A Disconnect In USL

By Ben Wright, editor.

In the best of circumstances, negotiations can be difficult and tense. In the middle of a global pandemic and economic recession, negotiations between the United Soccer League and the newly formed USL Player's Association have been messy, to put it lightly.


The USL suspended their season on March 12, and in an ecosystem that counts on matchday earnings for a large percentage of its overall earnings, the league proposed blanket paycuts to players on May 9. As reported by The Athletic's Jeff Rueter, those proposed cuts were not well received by players, many of whom already earn stunningly low wages. Jason Weintraub reported a player in the USL Championship was offered a "zero dollar contract, shared housing and the opportunity to earn money through things such as community appearances, camps, coaching, etc." This contract offer was made at the start of the 2020 season.

“Their initial proposal was nigh-on embarrassing," a current player who asked not to be named told Speedway Soccer. "It was insulting to the players. There are a lot of players around the league on low contracts anyway."


The USLPA rejected the leagues initial proposal on May 19, countering with a proposal that would limit paycuts to 10% only for players earning above $2,000 a month, on the condition that the league would match those cuts, a minimum salary of $20,000 a year starting in 2021, and bargaining every 14 days until a Collective Bargaining Agreement is reached.


The league rejected the players' counterproposal, with a new proposal that included a 30% paycut every dollar earned over $1,500 a month and a severance pay covering just two weeks (Rueter's story covers the proposal in great detail).

“We want to play our part in this crisis too, so we offered something is affordable (less than what MLS offered) and tried to get something in return in the future, knowing how strong the owners of the league are, how strong NuRock Holdings is," said the player. "We just still seem miles apart.”


"Due to the nature of the USL’s original offer and our counteroffer, there is a lot of room for communication regarding any potential agreement," a spokesperson for the USLPA told Speedway Soccer. "Both parties are continuing to communicate with each other, and the USLPA remains committed to ensuring our players can continue to serve both their clubs and communities."


While Major League Soccer is seemingly moving towards a return to play, details on how and when the USL could resume the season have been scarce.


“In my opinion they know that we can’t play [this season], and this is their final push to save a few more pennies," said the player. "I don’t see a way we can play. I think the whole bottle‘s been thrown out the window.

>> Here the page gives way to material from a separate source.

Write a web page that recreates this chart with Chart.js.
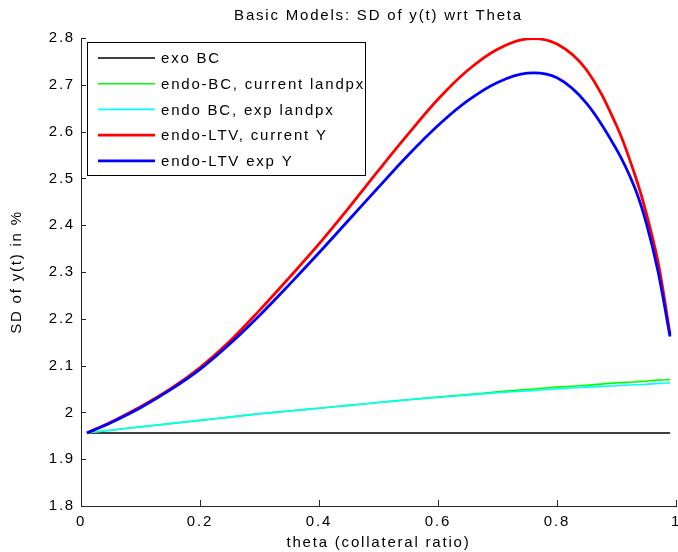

Any games we play now are just an additional loss to the owners.”


Both the USLPA and the player we spoke with are eager to return to the field, but questions remain about how and when the USL will be able to finish the season.


"At this point, our Players are ready to return to play in the healthiest and safest way possible," added a spokesperson for the USLPA. "The USLPA is highly committed to ensuring that both the safety and stability of our Players is protected."


"[Two weeks severance pay] just tells you they have no interest in playing this season," said the player. "Why else would they put that in? Let’s be honest, we’re never going to sign an agreement with two weeks severance. We believe that our contracts are legally binding. We want to play. Our owners want to play, our supporters want us to play. There’s a disconnect between the league, owners and the players.”


When asked to comment for this story, a USL spokesperson declined and referenced the league's earlier statement:

In a league that has stated ambitions of being "one of the top second divisions in the world", the COVID-19 crisis has shed light on how fragile the league ecosystem is. It has also magnified the need for players to earn livable wages. As the CBA negotiations continue, players are hopeful that it will result in a step forward for the league. “We obviously need to be strong in this. We’re fighting for the right things, and hopefully it can change the league for a positive going forward. If we were bullied to accept what they initially offered, I don’t think the league takes the right steps forward.”